I have heard the argument that once released, a story belongs only to the readers and not at all to the person who wrote it and continues to write it.  I’ve heard people argue that everyone in the world has the right to make more stories in the Harry Potter universe except the person who created it, who should be stopped.  I don’t understand those arguments or how people imagine they can be enforced.  Short of censorship and totalitarian control, we cannot stop a writer from continuing her work.  It’s on us to handle the weight of the authority of her words in ways we can actually control.  Irvin has his approach; I have mine, of viewing this influential author’s output as an ongoing work in progress and part of a larger cultural phenomenon that includes fan works.

What would you do if you were her beta?

Sometimes my friends or I are frustrated or angered by something a powerful author has written.  In those instances, one of my ways of restoring a feeling of my own power is to ask myself and others:  How would you mark up her writing and talk to her if she were your beloved friend and you were her beta?  Someone whose friendship you very much intend to keep?  It’s one thing to rant and rail, but if you know there will never be an answer, yet you still have feelings, at some point, I feel like you have to turn the rant into something more self-nourishing.
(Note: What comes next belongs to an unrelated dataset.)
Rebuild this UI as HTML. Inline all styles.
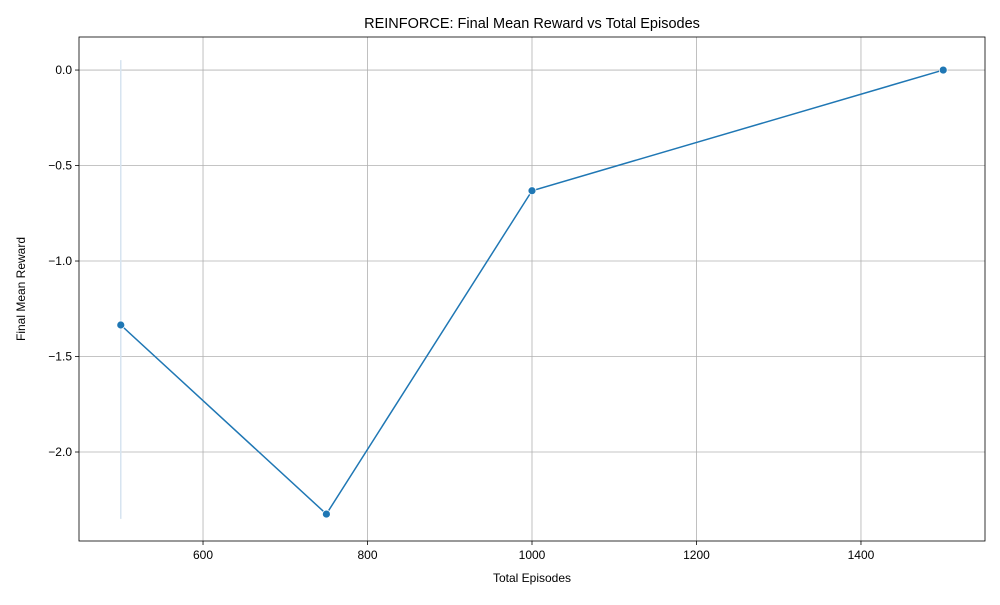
<!DOCTYPE html>
<html><head><meta charset="utf-8"><style>
body{margin:0;background:#fff;}
svg{font-family:"Liberation Sans","DejaVu Sans",sans-serif;}
</style></head><body>
<svg id="chart" width="1000" height="600"></svg>
<script>
const episodes=[500,750,1000,1500];
const rewards=[-1.335,-2.325,-0.632,0.0];
const errLow=[-2.35,null,null,null];
const errHigh=[0.052,null,null,null];
const xTicks=[600,800,1000,1200,1400];
const yTicks=[0.0,-0.5,-1.0,-1.5,-2.0];
const yTickLabels=["0.0","\u22120.5","\u22121.0","\u22121.5","\u22122.0"];

const L=79,R=985,T=37,B=541;
const xMin=449.2,xMax=1550.8,yMin=-2.466,yMax=0.173;
const sx=v=>L+(v-xMin)/(xMax-xMin)*(R-L);
const sy=v=>B-(v-yMin)/(yMax-yMin)*(B-T);
const svg=document.getElementById('chart');
const NS='http://www.w3.org/2000/svg';
function mk(tag,attrs,parent){const e=document.createElementNS(NS,tag);for(const k in attrs)e.setAttribute(k,attrs[k]);(parent||svg).appendChild(e);return e;}

xTicks.forEach((t,i)=>{
  const x=sx(t);
  const g=mk('line',{x1:x,x2:x,y1:T,y2:B,stroke:'#b0b0b0','stroke-width':0.8});
  
  
  mk('line',{x1:x,x2:x,y1:B,y2:B+4,stroke:'#000','stroke-width':0.8});
  const tx=mk('text',{x:x,y:B+18,'font-size':12,'text-anchor':'middle',fill:'#000'});
  tx.textContent=t;
  
  
});
yTicks.forEach((t,i)=>{
  const y=sy(t);
  const g=mk('line',{x1:L,x2:R,y1:y,y2:y,stroke:'#b0b0b0','stroke-width':0.8});
  
  
  mk('line',{x1:L-4,x2:L,y1:y,y2:y,stroke:'#000','stroke-width':0.8});
  const tx=mk('text',{x:L-7,y:y+4,'font-size':12,'text-anchor':'end',fill:'#000'});
  tx.textContent=yTickLabels[i];
  
  
});
episodes.forEach((e,i)=>{
  if(errLow[i]===null)return;
  const l=mk('line',{x1:sx(e),x2:sx(e),y1:sy(errHigh[i]),y2:sy(errLow[i]),stroke:'#d6e4f0','stroke-width':1.5});
  
  
});
const pl=mk('polyline',{points:episodes.map((e,i)=>sx(e)+','+sy(rewards[i])).join(' '),fill:'none',stroke:'#1f77b4','stroke-width':1.5});


episodes.forEach((e,i)=>{
  const c=mk('circle',{cx:sx(e),cy:sy(rewards[i]),r:4,fill:'#1f77b4',stroke:'#fff','stroke-width':0.8});
  
  
});
const fr=mk('rect',{x:L,y:T,width:R-L,height:B-T,fill:'none',stroke:'#000','stroke-width':0.8});


const title=mk('text',{x:(L+R)/2,y:28,'font-size':14.5,'text-anchor':'middle',fill:'#000'});
title.textContent='REINFORCE: Final Mean Reward vs Total Episodes';


const xt=mk('text',{x:(L+R)/2,y:582,'font-size':12,'text-anchor':'middle',fill:'#000'});
xt.textContent='Total Episodes';


const yt=mk('text',{x:25,y:(T+B)/2,'font-size':12,'text-anchor':'middle',fill:'#000',transform:'rotate(-90 25 '+(T+B)/2+')'});
yt.textContent='Final Mean Reward';


</script>
</body></html>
The point of thinking what constructive advice you would give as her beta is not, of course, that you will send her your thoughts and she will thank you and make all the changes you suggest.  The point is to turn the frustration into productive critical thinking that will absolutely benefit you in your own work, whether it’s your writing or your confidence in giving feedback to others.

Why I find HP worthwhile

A question during the hiatus before Deathly Hallows was whether HP would go on to be a classic, or whether it would be a soon-forgotten fad.  I find it exciting to track how these stories are transitioning right now into second-generation readership.  I find Potterverse incredibly useful for teaching how to read clues and layers, something I think is continuing with Cursed Child and the Fantastic Beasts series.

It still astonishes me that a woman became a billionaire by writing books for children.  That kind of wealth usually happens through exploitation and oppression, not from telling stories.  For something to become a bestseller, it has to speak to something emotional within people.  For something to become an international bestseller, across cultures, it’s an important phenomenon that tells us something important about being human at this moment.